28/7 Tass 418
MOSCOW, July 28 (Itar-Tass) —— Russia’s Human Rights Ombudsman Mikhail Fedotov said former MENATEP CEO Platon Lebedev, whose appeal for parole was rejected on Wednesday, July 27, should be released under economic amnesty.
“I think the question with regard to Lebedev should be raised not under parole but under broad amnesty for entrepreneurs who were faced criminal charges and were sentenced for economic crimes over the last 10 years,” Fedotov said.
Russia needs modernisation, and “if we speak about liberalisation of laws and economic life in general, it’s high time we announced economic amnesty”, he said.
Fedotov noted that a draft document declaring economic amnesty to be timed to coincide with the 20th anniversary of Russia’s independence had already been handed over to President Dmitry Medvedev.
“It’s not a secret that many entrepreneurs faced criminal charges under fabricated accusations as there are no injured parties in 90 percent of economic crimes,” he said.
At the same time, Fedotov said that the court ruling on Lebedev did no surprise him because the latter had reprimands. “If there are reprimands, this may provide the grounds for denying parole, but if the lawyers contest them and the reprimands are lifted, Lebedev can appeal fro parole again,” he explained.

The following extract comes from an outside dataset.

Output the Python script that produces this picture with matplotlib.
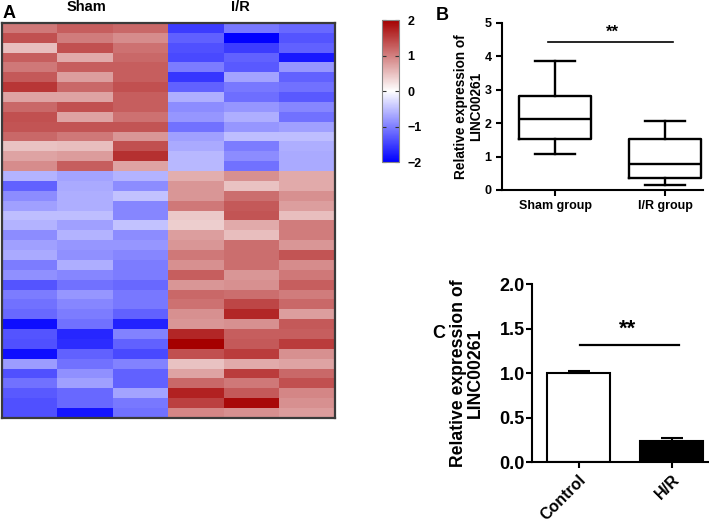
import numpy as np
import matplotlib
matplotlib.use("Agg")
import matplotlib.pyplot as plt
from matplotlib.colors import LinearSegmentedColormap

plt.rcParams['font.family'] = ['Liberation Sans', 'DejaVu Sans']
plt.rcParams['font.weight'] = 'bold'

# ---------------- data ----------------
heat_groups = ["Sham", "I/R"]
sham_values = [
    [1.06, 1.25, 1.18], [1.37, 1.02, 0.90], [0.51, 1.37, 1.10], [1.25, 0.67, 1.18],
    [1.06, 1.25, 1.25], [1.29, 0.75, 1.25], [1.57, 1.18, 1.37], [0.71, 0.71, 1.25],
    [1.18, 1.37, 1.25], [1.37, 0.71, 1.10], [1.33, 1.33, 1.33], [1.18, 1.06, 0.82],
    [0.47, 0.51, 1.37], [0.71, 0.78, 1.61], [0.90, 1.25, 0.71],
    [-0.59, -0.71, -0.59], [-1.22, -0.67, -0.90], [-0.90, -0.63, -0.47], [-0.75, -0.63, -0.94],
    [-0.51, -0.51, -0.94], [-0.59, -0.75, -0.47], [-0.90, -0.59, -0.90], [-0.75, -0.82, -0.82],
    [-0.67, -0.86, -0.94], [-1.02, -0.63, -1.02], [-0.86, -0.94, -1.02], [-1.33, -1.10, -1.18],
    [-1.02, -0.82, -1.06], [-1.10, -0.94, -1.06], [-1.18, -1.02, -1.22], [-1.88, -1.10, -1.73],
    [-1.33, -1.69, -0.98], [-1.37, -1.65, -1.22], [-1.88, -1.22, -1.41], [-0.78, -1.10, -0.98],
    [-1.37, -0.86, -1.22], [-1.10, -0.75, -1.22], [-1.29, -1.18, -0.71], [-1.37, -1.18, -1.06],
    [-1.37, -1.84, -1.10],
]
ir_values = [
    [-1.53, -1.06, -1.18], [-1.25, -2.00, -1.33], [-1.37, -1.53, -1.22], [-1.41, -1.22, -1.80],
    [-1.02, -1.29, -0.82], [-1.57, -0.71, -1.22], [-1.22, -1.06, -1.10], [-0.63, -1.14, -1.29],
    [-0.90, -0.82, -0.94], [-0.82, -0.63, -1.10], [-1.10, -0.82, -0.75], [-0.75, -0.51, -0.51],
    [-0.67, -1.02, -0.63], [-0.55, -0.90, -0.67], [-0.55, -1.10, -0.67],
    [0.63, 0.86, 0.67], [0.82, 0.47, 0.67], [0.82, 1.14, 0.86], [1.06, 1.29, 0.75],
    [0.43, 1.33, 0.51], [0.39, 0.67, 1.02], [0.75, 0.51, 1.02], [0.82, 1.14, 0.82],
    [1.06, 1.14, 1.33], [0.86, 1.14, 0.90], [1.25, 0.82, 1.06], [0.82, 0.86, 1.25],
    [1.18, 1.14, 1.02], [1.10, 1.45, 1.18], [0.86, 1.69, 0.75], [0.82, 0.86, 1.29],
    [1.69, 1.25, 1.25], [2.00, 1.29, 1.53], [1.37, 1.53, 0.86], [0.47, 0.67, 0.71],
    [0.71, 1.53, 1.18], [1.18, 1.06, 1.37], [1.73, 1.29, 0.94], [1.49, 1.92, 0.86],
    [0.94, 0.86, 0.78],
]
cbar_ticks = [-2, -1, 0, 1, 2]

box_labels = ["Sham group", "I/R group"]
box_whislo = [1.08, 0.15]
box_q1 = [1.53, 0.37]
box_med = [2.12, 0.78]
box_q3 = [2.82, 1.51]
box_whishi = [3.86, 2.06]
box_sig_y = 4.42

bar_labels = ["Control", "H/R"]
bar_values = [1.0, 0.24]
bar_errors = [0.03, 0.03]
bar_colors = ["white", "black"]
bar_sig_y = 1.32

# ---------------- figure ----------------
W, H = 709, 526
fig = plt.figure(figsize=(W / 100, H / 100), dpi=100)

def fx(px):
    return px / W

def fy(py):
    return 1 - py / H

# Panel A heatmap
cmap = LinearSegmentedColormap.from_list("bwr_custom", ["#0000FF", "#FFFFFF", "#A50000"])
data = np.hstack([np.array(sham_values), np.array(ir_values)])
axA = fig.add_axes([fx(2), fy(418), fx(333), 395 / H])
im = axA.imshow(data, cmap=cmap, vmin=-2, vmax=2, aspect='auto', interpolation='nearest')
axA.set_xticks([])
axA.set_yticks([])
for s in axA.spines.values():
    s.set_color('#3a3a3a')
    s.set_linewidth(1.6)
fig.text(fx(86), fy(7), heat_groups[0], ha='center', va='center', fontsize=10.5, fontweight='bold')
fig.text(fx(240), fy(7), heat_groups[1], ha='center', va='center', fontsize=10.5, fontweight='bold')

# colorbar
cax = fig.add_axes([fx(382), fy(162), fx(17), 142 / H])
cb = fig.colorbar(im, cax=cax, ticks=cbar_ticks)
cb.ax.set_yticklabels(["\u22122", "\u22121", "0", "1", "2"])
cb.ax.tick_params(direction='in', length=3, width=0.8, color='#333333', labelsize=9, pad=6,
                  left=True, right=True)
cb.outline.set_edgecolor('#888888')
cb.outline.set_linewidth(0.8)
for t in cb.ax.get_yticklabels():
    t.set_fontweight('bold')

# Panel B boxplot
axB = fig.add_axes([fx(502), fy(190), fx(201), 167.3 / H])
stats = []
for i in range(len(box_labels)):
    stats.append(dict(whislo=box_whislo[i], q1=box_q1[i], med=box_med[i],
                      q3=box_q3[i], whishi=box_whishi[i], fliers=[], label=box_labels[i]))
lw = 1.7
axB.bxp(stats, positions=[0, 1], widths=0.66, capwidths=0.37, showfliers=False,
        boxprops=dict(color='black', linewidth=lw),
        whiskerprops=dict(color='black', linewidth=lw),
        capprops=dict(color='black', linewidth=lw),
        medianprops=dict(color='black', linewidth=lw))
axB.set_xlim(-0.482, 1.345)
axB.set_ylim(0, 5)
axB.set_yticks([0, 1, 2, 3, 4, 5])
axB.spines['top'].set_visible(False)
axB.spines['right'].set_visible(False)
axB.spines['left'].set_linewidth(1.5)
axB.spines['bottom'].set_linewidth(1.5)
axB.tick_params(width=1.5, length=4, labelsize=9)
for t in axB.get_xticklabels() + axB.get_yticklabels():
    t.set_fontweight('bold')
axB.set_ylabel("Relative expression of\nLINC00261", fontsize=9.8, fontweight='bold',
               linespacing=1.1)
axB.yaxis.set_label_coords(-0.095, 0.5)
axB.plot([-0.06, 1.07], [box_sig_y, box_sig_y], color='black', linewidth=1.2, clip_on=False)
axB.text(0.52, box_sig_y + 0.08, "**", ha='center', va='bottom', fontsize=12, fontweight='bold')

# Panel C bar chart
axC = fig.add_axes([fx(531.7), fy(462.3), fx(176.3), 178 / H])
xpos = np.arange(len(bar_labels))
axC.bar(xpos, bar_values, width=0.68, color=bar_colors, edgecolor='black', linewidth=1.5,
        yerr=[[0, 0], bar_errors], capsize=8,
        error_kw=dict(ecolor='black', elinewidth=1.5, capthick=1.5))
axC.set_xlim(-0.503, 1.39)
axC.set_ylim(0, 2.0)
axC.set_yticks([0.0, 0.5, 1.0, 1.5, 2.0])
axC.set_yticklabels(["0.0", "0.5", "1.0", "1.5", "2.0"])
axC.set_xticks(xpos)
axC.set_xticklabels(bar_labels, rotation=45, ha='right', rotation_mode='anchor')
axC.spines['top'].set_visible(False)
axC.spines['right'].set_visible(False)
axC.spines['left'].set_linewidth(1.5)
axC.spines['bottom'].set_linewidth(1.5)
axC.tick_params(axis='y', width=1.5, length=4, labelsize=13, pad=1)
axC.tick_params(axis='x', width=1.5, length=4, labelsize=11.5, pad=3)
for t in axC.get_xticklabels() + axC.get_yticklabels():
    t.set_fontweight('bold')
axC.set_ylabel("Relative expression of\nLINC00261", fontsize=12.7, fontweight='bold',
               linespacing=1.0)
axC.yaxis.set_label_coords(-0.27, 0.5)
axC.plot([0.02, 1.08], [bar_sig_y, bar_sig_y], color='black', linewidth=1.6, clip_on=False)
axC.text(0.53, bar_sig_y + 0.06, "**", ha='center', va='bottom', fontsize=16, fontweight='bold')

# panel letters
fig.text(fx(3), fy(13), "A", ha='left', va='center', fontsize=13, fontweight='bold')
fig.text(fx(436), fy(16), "B", ha='left', va='center', fontsize=13, fontweight='bold')
fig.text(fx(432), fy(333), "C", ha='left', va='center', fontsize=13, fontweight='bold')

fig.savefig("out.png", dpi=100)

The judge of the Velsk City Court in the Arkhangelsk region, Nikolai Raspopov, denied he had made his decision under pressure.
“This is an absolutely objective decision and [it was] made by my conviction,” the judge said.
He stressed that Lebedev had been denied parole not only because he had failed to repent, but “for a number of reasons” and in accordance with the law.
After two-day hearings, the court came to the conclusion that Lebedev “did not repent for his doings”, had breached regulations during his entire term, “was never rewarded, and his behaviour gives no indication that he does not need incarceration for further correction”.
“The purpose of punishment has not been achieved, whereby parole would be unadvisable,” the judge said.
Lebedev’s lawyers intend to appeal. “We will certainly appeal,” Lawyer Alexei Miroshnichenko said.
An appeal can be filed with the Arkhangelsk Region Court within 10 days.
On May 24, the Moscow City Court commuted the sentence for Lebedev and his business partner, former YUKOS CEO Mikhail Khodorkovsky within the second criminal case to 13 years.
The court changed the verdict handed down by Moscow’s Khamovniki Court on December 30, 2010, which sentenced Khodorkovsky and Lebedev to 14 years in jail for theft of oil and money laundering.
The verdict became effective.
The Moscow City Court also upheld the prosecutor’s petition, cutting the amount of stolen oil by 130 million tonnes and its value by more than 68 billion roubles.
Moscow’s Khamovniky Court Judge Viktor Danilkin said at the trial that “the guilt of Khodorkovsky and Lebedev is borne out by the proof examined during the judicial investigation.”
The judge proclaimed Khodorkovsky and Lebedev guilty of stealing oil from a producing company and of laundering ill-gotten funds.
At the same time, the court dropped certain criminal charged against the defendants due to the statute of limitation. Lebedev’s lawyer Konstantin Rivkin referred particularly to the episode concerning the theft of Eastern Oil Company (VNK) shares.
In May 2005, Moscow’s Meshchansky Court found Khodorkovsky and Lebedev guilty under several articles of the Russian Criminal Code, including fraud and tax evasion and sentenced them to nine years in prison.
Later the Moscow City Court reduced the term to eight years.
Since the prison term begins from the time a person has been put in custody, Lebedev’s term will end in July 2011, and Khodorkovsky’s in October 2011.
In February 2007, the Prosecutor General’s Office brought new charges against Khodorkovsky and Lebedev, accusing them of having legalised 450 billion roubles and 7.5 billion U.S. dollars in 1998-2004 by stealing state-owned shares as well as embezzling oil and legalising earnings from its sale.